Although I had cut and glued the pieces for the first round, there they were, sitting on the table next to my chair. I had stuffed them into a cute little bag. But I could hear them whispering. Kinda like Clarice in Silence of the Lambs.
Before I tell you what I did on Saturday, I want to give you a little back story. I am not a block of the month kind of gal. I’m not overly fond of randomly imposed deadlines. If I am doing a project, I want to do it because I WANT to, and WHEN I want to. Especially if it is something that I am supposed to be enjoying. Something I voluntarily chose to do because it would be fun. Or because I could learn something.

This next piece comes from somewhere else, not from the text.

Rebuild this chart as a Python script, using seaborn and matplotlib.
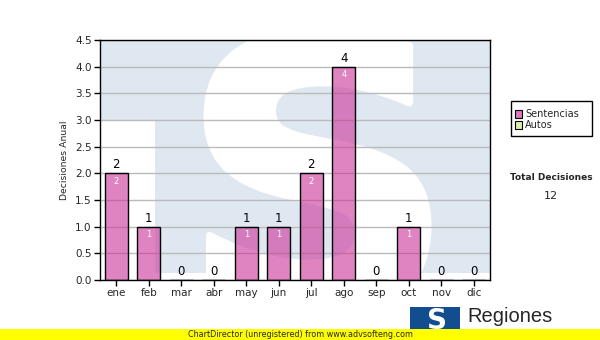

Really, a project needs to speak to me in some way. So I don’t want that project to get all sassy and belligerent, up in my face looking at it’s little timepiece and telling me to get moving. Why would any of us want to do that? Time is precious. Life is short. There are cats waiting to be petted, chocolate waiting to be eaten, naps that need taking. And I, for one, intend to honor all those important things.

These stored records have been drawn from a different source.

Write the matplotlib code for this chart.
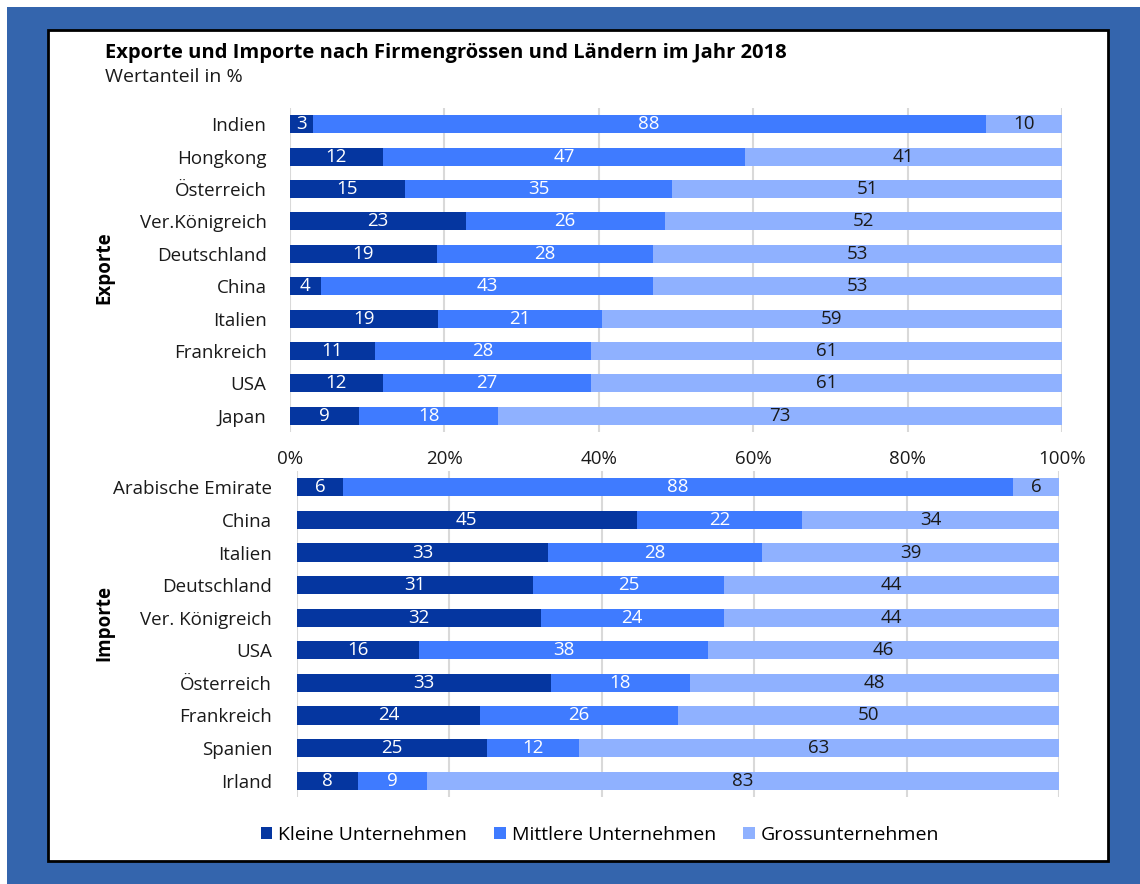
import matplotlib
matplotlib.use("Agg")
import matplotlib.pyplot as plt
from matplotlib.patches import Rectangle, Patch

plt.rcParams["font.family"] = ["Open Sans", "DejaVu Sans"]

# --- DATA ---
exp_countries = ["Indien", "Hongkong", "Österreich", "Ver.Königreich", "Deutschland",
                 "China", "Italien", "Frankreich", "USA", "Japan"]
exp_small = [3, 12, 15, 23, 19, 4, 19, 11, 12, 9]
exp_medium = [88, 47, 35, 26, 28, 43, 21, 28, 27, 18]
exp_large = [10, 41, 51, 52, 53, 53, 59, 61, 61, 73]

imp_countries = ["Arabische Emirate", "China", "Italien", "Deutschland", "Ver. Königreich",
                 "USA", "Österreich", "Frankreich", "Spanien", "Irland"]
imp_small = [6, 45, 33, 31, 32, 16, 33, 24, 25, 8]
imp_medium = [88, 22, 28, 25, 24, 38, 18, 26, 12, 9]
imp_large = [6, 34, 39, 44, 44, 46, 48, 50, 63, 83]

series_names = ["Kleine Unternehmen", "Mittlere Unternehmen", "Grossunternehmen"]
x_ticks = [0, 20, 40, 60, 80, 100]

colors = ["#0536A0", "#3F7BFF", "#8FB1FF"]
text_colors = ["white", "white", "#1a1a1a"]
FS = 13.5

W, H = 1140, 884
fig = plt.figure(figsize=(W / 100, H / 100), dpi=100)
fig.patch.set_facecolor("white")

# outer blue frame + white panel
fig.add_artist(Rectangle((7 / W, 0), 1, 1 - 7 / H, transform=fig.transFigure,
                         facecolor="#3465AD", edgecolor="none", zorder=-10))
fig.add_artist(Rectangle((48 / W, 1 - 861 / H), (1108 - 48) / W, (861 - 30) / H,
                         transform=fig.transFigure, facecolor="white",
                         edgecolor="black", linewidth=2, zorder=-9))


def px_axes(left, top, right, bottom):
    return fig.add_axes([left / W, 1 - bottom / H, (right - left) / W, (bottom - top) / H])


def draw(ax, countries, small, medium, large):
    n = len(countries)
    ys = list(range(n))
    totals = [s + m + l for s, m, l in zip(small, medium, large)]
    lefts = [0.0] * n
    for k, vals in enumerate([small, medium, large]):
        widths = [v / t * 100 for v, t in zip(vals, totals)]
        ax.barh(ys, widths, left=lefts, height=0.56, color=colors[k], zorder=3)
        for y, l, w, v in zip(ys, lefts, widths, vals):
            ax.text(l + w / 2, y, str(v), ha="center", va="center",
                    fontsize=FS, color=text_colors[k], zorder=4)
        lefts = [a + b for a, b in zip(lefts, widths)]
    ax.set_yticks(ys)
    ax.set_yticklabels(countries, fontsize=FS, color="#1a1a1a")
    ax.set_ylim(n - 0.5, -0.5)
    ax.set_xlim(0, 100)
    ax.set_xticks(x_ticks)
    for x in x_ticks:
        ax.axvline(x, color="#D9D9D9", linewidth=1.5, zorder=1)
    for s in ax.spines.values():
        s.set_visible(False)
    ax.tick_params(length=0)
    ax.set_facecolor("none")


ax1 = px_axes(290, 108, 1062, 432)
draw(ax1, exp_countries, exp_small, exp_medium, exp_large)
ax1.set_xticklabels([f"{x}%" for x in x_ticks], fontsize=FS, color="#1a1a1a")
ax1.tick_params(axis="x", pad=13)
ax1.tick_params(axis="y", pad=17)

ax2 = px_axes(297, 471, 1059, 797)
draw(ax2, imp_countries, imp_small, imp_medium, imp_large)
ax2.set_xticklabels([])
ax2.tick_params(axis="y", pad=18)

fig.text(104 / W, 1 - 268 / H, "Exporte", rotation=90, ha="center", va="center",
         fontsize=13.5, fontweight="bold", color="black")
fig.text(104 / W, 1 - 623 / H, "Importe", rotation=90, ha="center", va="center",
         fontsize=13.5, fontweight="bold", color="black")

fig.text(105 / W, 1 - 53 / H, "Exporte und Importe nach Firmengrössen und Ländern im Jahr 2018",
         ha="left", va="center", fontsize=14.5, fontweight="bold", color="black")
fig.text(105 / W, 1 - 77 / H, "Wertanteil in %", ha="left", va="center",
         fontsize=14, color="#1a1a1a")

handles = [Patch(facecolor=c, edgecolor="none") for c in colors]
fig.legend(handles, series_names, loc="center", bbox_to_anchor=(600 / W, 1 - 835 / H),
           ncol=3, frameon=False, prop={"size": 14},
           handlelength=0.6, handleheight=0.6,
           handletextpad=0.3, columnspacing=1.4)

fig.savefig("out.png", dpi=100)
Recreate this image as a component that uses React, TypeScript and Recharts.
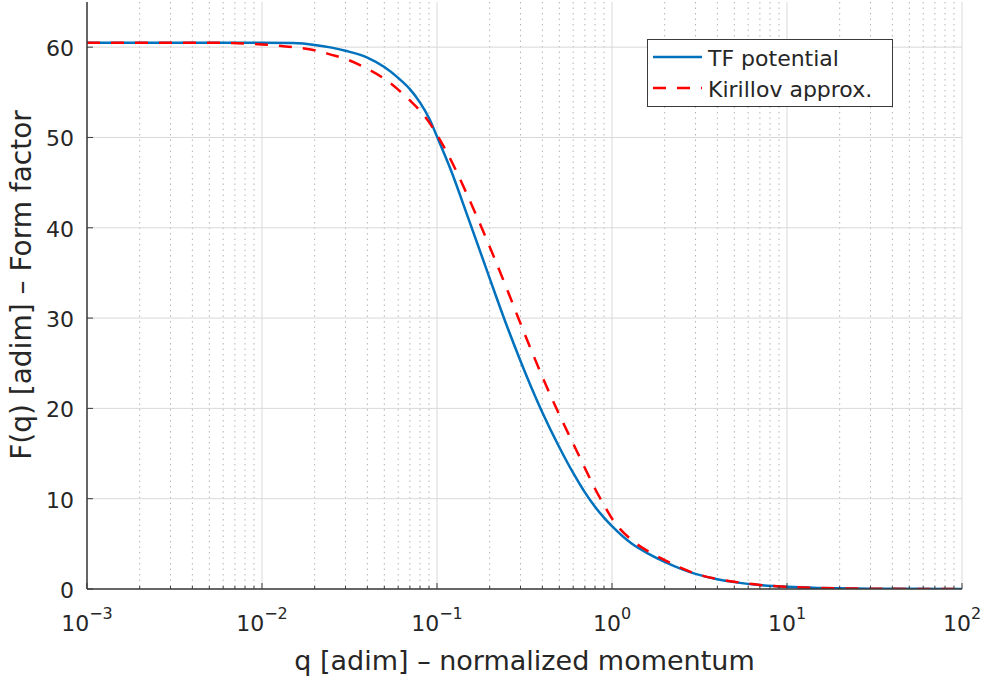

Anyhoo…my little paper pieces are whispering. They are whispering politely, and I am still interested in what they have to say. So I got out my glue stick, fired up Netflix, cut myself with my rotary cutter, and got back into the game. And I followed my own tutorials. I pieced those puppies with my sewing machine.

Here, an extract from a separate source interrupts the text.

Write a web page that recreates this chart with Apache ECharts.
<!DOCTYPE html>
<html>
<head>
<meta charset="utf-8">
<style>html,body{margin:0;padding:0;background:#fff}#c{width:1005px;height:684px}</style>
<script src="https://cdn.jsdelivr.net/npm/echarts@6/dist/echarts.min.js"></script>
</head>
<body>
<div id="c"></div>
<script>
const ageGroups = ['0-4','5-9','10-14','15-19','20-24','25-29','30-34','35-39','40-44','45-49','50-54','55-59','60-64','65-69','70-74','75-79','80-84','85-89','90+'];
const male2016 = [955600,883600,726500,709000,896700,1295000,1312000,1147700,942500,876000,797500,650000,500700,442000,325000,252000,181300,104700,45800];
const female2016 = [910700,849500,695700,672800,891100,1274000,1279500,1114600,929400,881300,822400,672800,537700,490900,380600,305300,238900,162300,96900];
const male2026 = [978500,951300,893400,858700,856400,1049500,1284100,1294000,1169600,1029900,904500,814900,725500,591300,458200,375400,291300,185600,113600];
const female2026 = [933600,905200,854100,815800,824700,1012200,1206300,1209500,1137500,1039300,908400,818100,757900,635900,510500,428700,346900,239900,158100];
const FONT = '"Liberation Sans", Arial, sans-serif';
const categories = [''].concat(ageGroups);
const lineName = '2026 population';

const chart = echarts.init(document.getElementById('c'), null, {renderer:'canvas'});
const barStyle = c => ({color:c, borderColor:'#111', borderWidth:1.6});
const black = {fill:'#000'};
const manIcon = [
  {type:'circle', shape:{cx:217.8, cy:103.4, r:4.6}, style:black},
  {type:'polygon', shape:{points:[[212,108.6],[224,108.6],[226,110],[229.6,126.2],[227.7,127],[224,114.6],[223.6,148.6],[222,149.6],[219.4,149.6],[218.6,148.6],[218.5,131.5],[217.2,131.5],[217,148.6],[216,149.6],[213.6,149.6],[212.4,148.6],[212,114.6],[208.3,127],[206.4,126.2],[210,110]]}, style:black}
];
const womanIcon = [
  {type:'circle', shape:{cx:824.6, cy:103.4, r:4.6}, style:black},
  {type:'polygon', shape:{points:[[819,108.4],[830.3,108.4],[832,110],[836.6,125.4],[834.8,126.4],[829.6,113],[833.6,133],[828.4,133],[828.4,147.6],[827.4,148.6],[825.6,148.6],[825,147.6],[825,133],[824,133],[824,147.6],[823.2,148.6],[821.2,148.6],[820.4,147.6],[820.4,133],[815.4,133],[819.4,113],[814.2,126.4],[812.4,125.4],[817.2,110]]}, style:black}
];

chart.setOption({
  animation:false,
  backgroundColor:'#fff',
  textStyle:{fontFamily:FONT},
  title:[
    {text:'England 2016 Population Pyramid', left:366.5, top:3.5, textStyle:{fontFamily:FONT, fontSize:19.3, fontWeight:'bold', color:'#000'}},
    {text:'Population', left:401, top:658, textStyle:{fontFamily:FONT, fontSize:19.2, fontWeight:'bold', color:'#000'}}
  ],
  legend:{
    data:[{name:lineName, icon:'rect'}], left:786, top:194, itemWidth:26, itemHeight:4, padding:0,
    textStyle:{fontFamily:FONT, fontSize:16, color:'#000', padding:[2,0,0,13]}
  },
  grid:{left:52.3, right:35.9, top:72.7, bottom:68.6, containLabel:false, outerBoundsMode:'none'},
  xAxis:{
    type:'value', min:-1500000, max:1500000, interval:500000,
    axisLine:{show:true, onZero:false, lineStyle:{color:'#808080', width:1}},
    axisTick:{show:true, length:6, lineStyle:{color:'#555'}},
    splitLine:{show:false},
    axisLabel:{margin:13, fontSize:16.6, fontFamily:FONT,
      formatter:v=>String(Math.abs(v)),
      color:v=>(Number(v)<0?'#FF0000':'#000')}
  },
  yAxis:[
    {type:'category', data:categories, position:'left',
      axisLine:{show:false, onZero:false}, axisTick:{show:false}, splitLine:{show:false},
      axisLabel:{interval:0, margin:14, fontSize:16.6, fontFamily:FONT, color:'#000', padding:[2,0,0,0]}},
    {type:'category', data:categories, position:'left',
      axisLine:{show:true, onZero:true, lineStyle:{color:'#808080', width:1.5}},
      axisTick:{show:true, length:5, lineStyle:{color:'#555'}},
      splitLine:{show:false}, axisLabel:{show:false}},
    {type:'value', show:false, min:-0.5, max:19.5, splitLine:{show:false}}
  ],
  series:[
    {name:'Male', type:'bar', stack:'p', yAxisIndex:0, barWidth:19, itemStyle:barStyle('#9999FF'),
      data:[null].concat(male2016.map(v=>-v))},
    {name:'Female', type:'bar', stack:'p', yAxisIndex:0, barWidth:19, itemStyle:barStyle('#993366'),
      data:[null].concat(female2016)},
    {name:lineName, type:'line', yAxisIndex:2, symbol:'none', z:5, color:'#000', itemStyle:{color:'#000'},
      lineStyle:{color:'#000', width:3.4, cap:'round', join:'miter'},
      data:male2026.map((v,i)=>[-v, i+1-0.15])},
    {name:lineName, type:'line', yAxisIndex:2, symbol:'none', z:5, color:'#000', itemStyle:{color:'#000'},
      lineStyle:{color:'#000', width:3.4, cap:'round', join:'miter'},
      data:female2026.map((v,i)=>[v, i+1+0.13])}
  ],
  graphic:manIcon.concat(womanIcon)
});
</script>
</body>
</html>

Now, mind you, I had hand stitched the center. I had cut and glued the first round, and hand stitched three of those hexies. On Saturday, I cut, glued, and stitched together the rest of the rosette. That’s six Dolores’ and a shitload of Carols. And attached them all to each other. Rosette #2, in the bag.
I didn’t do it because of peer pressure. I didn’t do it because I thought I might disappoint someone. I didn’t even do it because I would disappoint myself. I did it because I actually wanted to have the rosette finished. I want to move on to the next one, I want to anticipate number three!
You see, I figured out what I wanted out of this project. I asked myself if it was the product or the process? For me, is it all about spending my time hand stitching? That would be a big no, not for me. I want the finished quilt. Since my goal is the product, the finished quilt, I had to figure out how I could make that happen. And hand stitching the whole thing was taking me down that well-worn path that leads to a dead end. If I tried to hand stitch the whole thing, this project would end up abandoned.
Knowing my limits, I have chosen to do my rosettes in an unconventional manner. And it works for me. I am happy with my results. And, most importantly, I am still excited by this project. I know that my new friend Katja Marek will be happy for me too.
I was not the first to finish this rosette, not by far. And I know I am far from the last to finish. But it’s hanging on my wall, next to it’s fellow rosette. And it looks spectacular, and triumphant, and inspirational. And I want to make more companions for these two.
Now go out there and make something pretty! Right NOW!